In 1921, the British divided this region in two: east of the Jordan River became the Emirate of Transjordan, to be ruled by Faysal's brother 'Abdullah, and west of the Jordan River became the Palestine Mandate. This was the first time in modern history that Palestine became a unified political entity.

Arabs were angered by Britain's failure to fulfill its promise to create an independent Arab state.

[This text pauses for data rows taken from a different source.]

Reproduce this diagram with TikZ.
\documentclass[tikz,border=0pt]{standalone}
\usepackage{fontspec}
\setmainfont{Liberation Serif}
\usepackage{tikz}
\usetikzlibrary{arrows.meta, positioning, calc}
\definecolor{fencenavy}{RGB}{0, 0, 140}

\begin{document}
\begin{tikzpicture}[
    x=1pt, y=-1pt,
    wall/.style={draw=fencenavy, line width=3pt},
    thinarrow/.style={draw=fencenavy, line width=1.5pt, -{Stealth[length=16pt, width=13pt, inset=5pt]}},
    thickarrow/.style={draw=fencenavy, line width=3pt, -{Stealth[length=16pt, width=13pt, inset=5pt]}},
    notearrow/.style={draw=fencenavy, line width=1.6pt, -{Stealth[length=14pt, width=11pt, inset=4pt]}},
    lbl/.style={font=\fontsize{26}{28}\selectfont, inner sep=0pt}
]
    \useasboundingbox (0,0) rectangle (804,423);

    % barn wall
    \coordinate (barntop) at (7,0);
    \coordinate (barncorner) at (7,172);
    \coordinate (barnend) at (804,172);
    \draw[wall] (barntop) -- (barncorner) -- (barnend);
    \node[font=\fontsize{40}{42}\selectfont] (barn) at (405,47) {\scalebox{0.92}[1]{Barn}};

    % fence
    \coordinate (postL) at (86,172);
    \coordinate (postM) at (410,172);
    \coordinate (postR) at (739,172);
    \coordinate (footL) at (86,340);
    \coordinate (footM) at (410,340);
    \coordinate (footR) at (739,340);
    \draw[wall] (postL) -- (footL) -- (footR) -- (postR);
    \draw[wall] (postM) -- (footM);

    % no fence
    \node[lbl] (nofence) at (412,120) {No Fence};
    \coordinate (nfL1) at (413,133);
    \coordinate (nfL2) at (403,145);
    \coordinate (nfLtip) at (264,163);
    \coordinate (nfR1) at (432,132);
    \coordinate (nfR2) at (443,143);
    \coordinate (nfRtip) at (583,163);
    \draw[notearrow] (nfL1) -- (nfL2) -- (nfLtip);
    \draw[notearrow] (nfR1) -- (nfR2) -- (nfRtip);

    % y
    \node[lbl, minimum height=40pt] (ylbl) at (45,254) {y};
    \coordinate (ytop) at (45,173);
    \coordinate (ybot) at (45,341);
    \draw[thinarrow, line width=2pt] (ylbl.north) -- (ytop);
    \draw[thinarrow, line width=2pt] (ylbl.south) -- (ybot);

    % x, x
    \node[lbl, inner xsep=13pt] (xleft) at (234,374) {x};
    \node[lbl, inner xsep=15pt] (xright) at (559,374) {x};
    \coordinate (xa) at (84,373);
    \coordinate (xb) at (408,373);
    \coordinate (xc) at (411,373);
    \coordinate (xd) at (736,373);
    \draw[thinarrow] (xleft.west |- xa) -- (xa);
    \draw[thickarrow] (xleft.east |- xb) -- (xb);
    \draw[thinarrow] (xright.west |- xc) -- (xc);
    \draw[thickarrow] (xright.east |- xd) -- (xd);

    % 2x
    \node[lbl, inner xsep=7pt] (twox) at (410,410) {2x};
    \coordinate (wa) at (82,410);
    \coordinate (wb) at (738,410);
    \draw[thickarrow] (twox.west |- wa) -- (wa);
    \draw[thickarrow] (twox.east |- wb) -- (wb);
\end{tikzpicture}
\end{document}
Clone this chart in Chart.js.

Throughout the region, Arabs were angered by Britain's failure to fulfill its promise to create an independent Arab state, and many opposed British and French control as a violation of their right to self-determination. In Palestine, the situation was more complicated because of the British promise to support the creation of a Jewish national home. The rising tide of European Jewish immigration, land purchases and settlement in Palestine generated increasing resistance by Palestinian Arab peasants, journalists and political figures. They feared that this would lead eventually to the establishment of a Jewish state in Palestine. Palestinian Arabs opposed the British Mandate because it thwarted their aspirations for self-rule, and opposed massive Jewish immigration because it threatened their position in the country.

In 1920 and 1921, clashes broke out between Arabs and Jews in which roughly equal numbers of both groups were killed.
In the 1920s, when the Jewish National Fund purchased large tracts of land from absentee Arab landowners, the Arabs living in these areas were evicted. These displacements led to increasing tensions and violent confrontations between Jewish settlers and Arab peasant tenants."